→ **What needs to be done**:
Copy from the first line below down to and including the line with "from bokeh.resources import INLINE". Skip the pictures.

→ **Material**:
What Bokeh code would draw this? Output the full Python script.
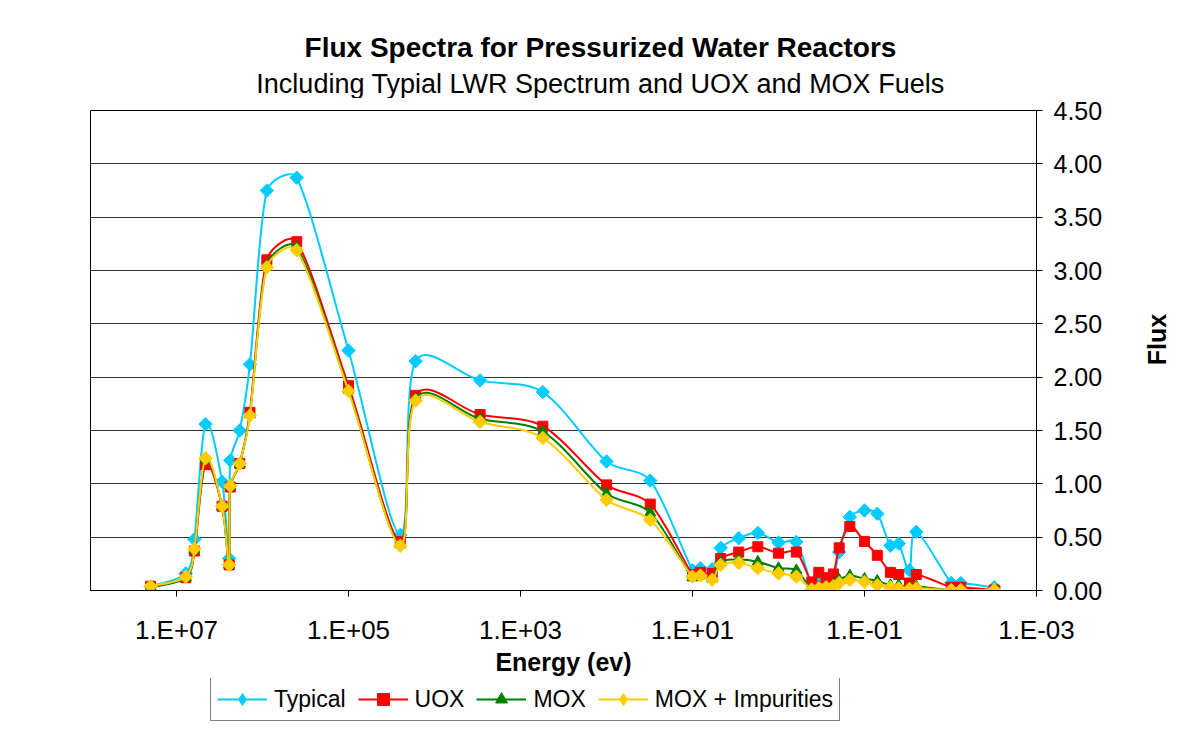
import math
from bokeh.plotting import figure
from bokeh.layouts import column, row
from bokeh.models import (Range1d, FixedTicker, CustomJSTickFormatter, NumeralTickFormatter,
                          Legend, LegendItem, Label, ColumnDataSource)
from bokeh.embed import file_html
from bokeh.resources import INLINE

# ---------------- data ----------------
energy = [2.0e7, 7.8e6, 6.2e6, 4.6e6, 2.95e6, 2.44e6, 2.37e6, 1.84e6, 1.40e6, 8.9e5,
          4.0e5, 1.0e5, 2.5e4, 1.66e4, 2.95e3, 5.5e2, 1.0e2, 31.0, 10.0, 8.1,
          5.9, 4.7, 2.9, 1.74, 1.0, 0.62, 0.41, 0.34, 0.28, 0.23,
          0.197, 0.148, 0.10, 0.071, 0.050, 0.040, 0.030, 0.025, 0.0098, 0.0076,
          0.0031]

typical = [0.04, 0.16, 0.48, 1.56, 1.02, 0.30, 1.22, 1.50, 2.12, 3.75,
           3.87, 2.25, 0.52, 2.15, 1.97, 1.86, 1.21, 1.03, 0.19, 0.21,
           0.20, 0.40, 0.49, 0.54, 0.45, 0.455, 0.06, 0.12, 0.08, 0.12,
           0.36, 0.69, 0.75, 0.72, 0.42, 0.44, 0.19, 0.55, 0.07, 0.07,
           0.03]

uox = [0.04, 0.12, 0.37, 1.18, 0.79, 0.24, 0.97, 1.19, 1.67, 3.10,
       3.27, 1.92, 0.46, 1.83, 1.65, 1.54, 0.99, 0.81, 0.15, 0.17,
       0.16, 0.30, 0.36, 0.41, 0.35, 0.36, 0.08, 0.17, 0.12, 0.155,
       0.40, 0.60, 0.46, 0.33, 0.17, 0.15, 0.07, 0.15, 0.03, 0.03,
       0.005]

mox = [0.03, 0.12, 0.38, 1.22, 0.79, 0.24, 0.98, 1.19, 1.65, 3.05,
       3.22, 1.88, 0.43, 1.80, 1.61, 1.49, 0.91, 0.73, 0.12, 0.14,
       0.11, 0.27, 0.29, 0.27, 0.21, 0.19, 0.01, 0.03, 0.04, 0.06,
       0.10, 0.14, 0.11, 0.09, 0.05, 0.05, 0.03, 0.04, 0.0, 0.0,
       0.0]

mox_impurities = [0.04, 0.13, 0.39, 1.24, 0.79, 0.24, 0.98, 1.19, 1.64, 3.03,
                  3.19, 1.87, 0.42, 1.78, 1.58, 1.43, 0.85, 0.66, 0.13, 0.14,
                  0.10, 0.24, 0.26, 0.21, 0.16, 0.13, 0.01, 0.02, 0.03, 0.04,
                  0.07, 0.10, 0.08, 0.05, 0.03, 0.02, 0.015, 0.02, 0.005, 0.005,
                  0.005]

series_names = ["Typical", "UOX", "MOX", "MOX + Impurities"]
x_tick_values = [1e7, 1e5, 1e3, 1e1, 1e-1, 1e-3]
x_tick_labels = ["1.E+07", "1.E+05", "1.E+03", "1.E+01", "1.E-01", "1.E-03"]
y_tick_values = [0.0, 0.5, 1.0, 1.5, 2.0, 2.5, 3.0, 3.5, 4.0, 4.5]

# ---------------- layout / styles ----------------
FONT = "Liberation Sans"
W = 1172
H_TITLE, H_PLOT, H_LEG = 98, 580, 44
W_FLUX = 32
W_PLOT = W - W_FLUX
BL, BR, BT, BB = 90, W_PLOT - 1036, 12, 87
FRAME_W, FRAME_H = W_PLOT - BL - BR, H_PLOT - BT - BB
X_MIN, X_MAX, Y_MIN, Y_MAX = 1e-3, 1e8, 0.0, 4.5

styles = [
    dict(color="#00CCFF", marker="square", angle=math.pi / 4, size=9.5, legend_marker="diamond"),
    dict(color="#FF0000", marker="square", angle=0.0, size=10, legend_marker="square"),
    dict(color="#008000", marker="triangle", angle=0.0, size=11, legend_marker="triangle"),
    dict(color="#FFCC00", marker="square", angle=math.pi / 4, size=9.5, legend_marker="diamond"),
]


def blank_strip(width, height, **borders):
    f = figure(width=width, height=height, x_range=Range1d(0, 1), y_range=Range1d(0, 1),
               output_backend="svg", toolbar_location=None, title=None,
               min_border_left=borders.get("left", 0), min_border_right=borders.get("right", 0),
               min_border_top=0, min_border_bottom=0)
    f.axis.visible = False
    f.grid.visible = False
    f.outline_line_color = None
    f.background_fill_color = "white"
    f.border_fill_color = "white"
    return f


# ---- title strip (its frame is aligned with the plot frame: x measured from x=90) ----
tf = blank_strip(W, H_TITLE, left=BL, right=W - BL - FRAME_W)
tf.add_layout(Label(x=600 - BL, y=H_TITLE - 47, x_units="screen", y_units="screen",
                    text="Flux Spectra for Pressurized Water Reactors",
                    text_align="center", text_baseline="middle", text_font=FONT,
                    text_font_style="bold", text_font_size="28px", text_color="black"))
tf.add_layout(Label(x=600 - BL, y=H_TITLE - 83, x_units="screen", y_units="screen",
                    text="Including Typial LWR Spectrum and UOX and MOX Fuels",
                    text_align="center", text_baseline="middle", text_font=FONT,
                    text_font_size="27px", text_color="black"))

# ---- main plot ----
p = figure(width=W_PLOT, height=H_PLOT, x_axis_type="log", y_axis_location="right",
           x_range=Range1d(X_MAX, X_MIN), y_range=Range1d(Y_MIN, Y_MAX),
           output_backend="svg", toolbar_location=None, title=None,
           min_border_left=BL, min_border_right=BR, min_border_top=BT, min_border_bottom=BB)
p.background_fill_color = "white"
p.border_fill_color = "white"
p.outline_line_color = "black"
p.outline_line_width = 1

p.xaxis.ticker = FixedTicker(ticks=x_tick_values, minor_ticks=[])
p.xaxis.formatter = CustomJSTickFormatter(args=dict(vals=x_tick_values, labs=x_tick_labels), code="""
let best = 0, bd = Infinity;
for (let i = 0; i < vals.length; i++) {
  const d = Math.abs(Math.log10(vals[i]) - Math.log10(tick));
  if (d < bd) { bd = d; best = i; }
}
return labs[best];
""")
p.yaxis.ticker = FixedTicker(ticks=y_tick_values, minor_ticks=[])
p.yaxis.formatter = NumeralTickFormatter(format="0.00")
for ax in (p.xaxis[0], p.yaxis[0]):
    ax.axis_line_color = "black"
    ax.major_tick_line_color = "black"
    ax.major_tick_out = 6
    ax.major_tick_in = 0
    ax.minor_tick_out = 0
    ax.minor_tick_in = 0
    ax.major_label_text_font = FONT
    ax.major_label_text_color = "black"
    ax.axis_label_text_font = FONT
    ax.axis_label_text_font_style = "bold"
    ax.axis_label_text_font_size = "25px"
    ax.axis_label_text_color = "black"
p.xaxis.major_label_text_font_size = "26px"
p.yaxis.major_label_text_font_size = "25px"
p.xaxis.major_label_standoff = 18
p.yaxis.major_label_standoff = 11
p.xaxis.axis_label = "Energy (ev)"
p.xaxis.axis_label_standoff = 0

p.xgrid.visible = False
p.ygrid.ticker = FixedTicker(ticks=y_tick_values, minor_ticks=[])
p.ygrid.grid_line_color = "#333333"
p.ygrid.grid_line_width = 1

# pixel scale factors (used only to shape the smoothed curve like Excel does)
PX_DEC = FRAME_W / (math.log10(X_MAX) - math.log10(X_MIN))
PX_UNIT = FRAME_H / (Y_MAX - Y_MIN)


def smooth_source(xs, ys):
    """Bezier control points for an Excel-like smoothed line (tangent from neighbours,
    handle length limited to a third of the segment)."""
    sx = [math.log10(v) * PX_DEC for v in xs]
    sy = [v * PX_UNIT for v in ys]
    n = len(sx)
    tang = []
    for i in range(n):
        a, b = max(i - 1, 0), min(i + 1, n - 1)
        dx, dy = sx[b] - sx[a], sy[b] - sy[a]
        ln = math.hypot(dx, dy) or 1.0
        tang.append((dx / ln, dy / ln, ln / 6.0))
    cols = dict(x0=[], y0=[], x1=[], y1=[], cx0=[], cy0=[], cx1=[], cy1=[])
    for i in range(n - 1):
        S = math.hypot(sx[i + 1] - sx[i], sy[i + 1] - sy[i]) / 3.0
        h0 = min(tang[i][2], S)
        h1 = min(tang[i + 1][2], S)
        c0x, c0y = sx[i] + tang[i][0] * h0, sy[i] + tang[i][1] * h0
        c1x, c1y = sx[i + 1] - tang[i + 1][0] * h1, sy[i + 1] - tang[i + 1][1] * h1
        cols["x0"].append(xs[i]); cols["y0"].append(ys[i])
        cols["x1"].append(xs[i + 1]); cols["y1"].append(ys[i + 1])
        cols["cx0"].append(10 ** (c0x / PX_DEC)); cols["cy0"].append(c0y / PX_UNIT)
        cols["cx1"].append(10 ** (c1x / PX_DEC)); cols["cy1"].append(c1y / PX_UNIT)
    return ColumnDataSource(cols)


# ---- "Flux" axis title strip (its frame is aligned vertically with the plot frame) ----
fx = blank_strip(W_FLUX, H_PLOT)
FRAME_BOTTOM_PAGE = H_TITLE + H_PLOT - BB  # 591
fx.add_layout(Label(x=W_FLUX / 2, y=FRAME_BOTTOM_PAGE - 340, x_units="screen", y_units="screen",
                    text="Flux", text_align="center", text_baseline="middle", angle=math.pi / 2,
                    text_font=FONT, text_font_style="bold", text_font_size="25px",
                    text_color="black"))

# ---- legend strip ----
lg = blank_strip(W, H_LEG, left=BL, right=W - BL - FRAME_W)

items = []
for name, ys, st in zip(series_names, [typical, uox, mox, mox_impurities], styles):
    c = st["color"]
    p.bezier(x0="x0", y0="y0", x1="x1", y1="y1", cx0="cx0", cy0="cy0", cx1="cx1", cy1="cy1",
             source=smooth_source(energy, ys), line_color=c, line_width=2)
    p.scatter(energy, ys, marker=st["marker"], angle=st["angle"], size=st["size"],
              fill_color=c, line_color=c)
    # off-range renderers (never visible) used only for the legend glyphs
    lr = lg.line([5, 6], [5, 5], line_color=c, line_width=2)
    mr = lg.scatter([5], [5], marker=st["legend_marker"], size=10, fill_color=c, line_color=c)
    items.append(LegendItem(label=name, renderers=[lr, mr]))

legend = Legend(items=items, orientation="horizontal", location=(120, 1))
legend.label_text_font = FONT
legend.label_text_font_size = "23px"
legend.label_text_color = "black"
legend.glyph_width = 50
legend.glyph_height = 30
legend.label_standoff = 7
legend.spacing = 12
legend.padding = 6
legend.margin = 0
legend.border_line_color = "black"
legend.border_line_width = 1
legend.background_fill_color = "white"
legend.background_fill_alpha = 1.0
lg.add_layout(legend)

layout = column(tf, row(p, fx, spacing=0), lg, spacing=0)
open("out.html", "w").write(file_html(layout, INLINE))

→ **Output of the exercise**:
What Bokeh code would draw this? Output the full Python script.
import math
from bokeh.plotting import figure
from bokeh.layouts import column, row
from bokeh.models import (Range1d, FixedTicker, CustomJSTickFormatter, NumeralTickFormatter,
                          Legend, LegendItem, Label, ColumnDataSource)
from bokeh.embed import file_html
from bokeh.resources import INLINE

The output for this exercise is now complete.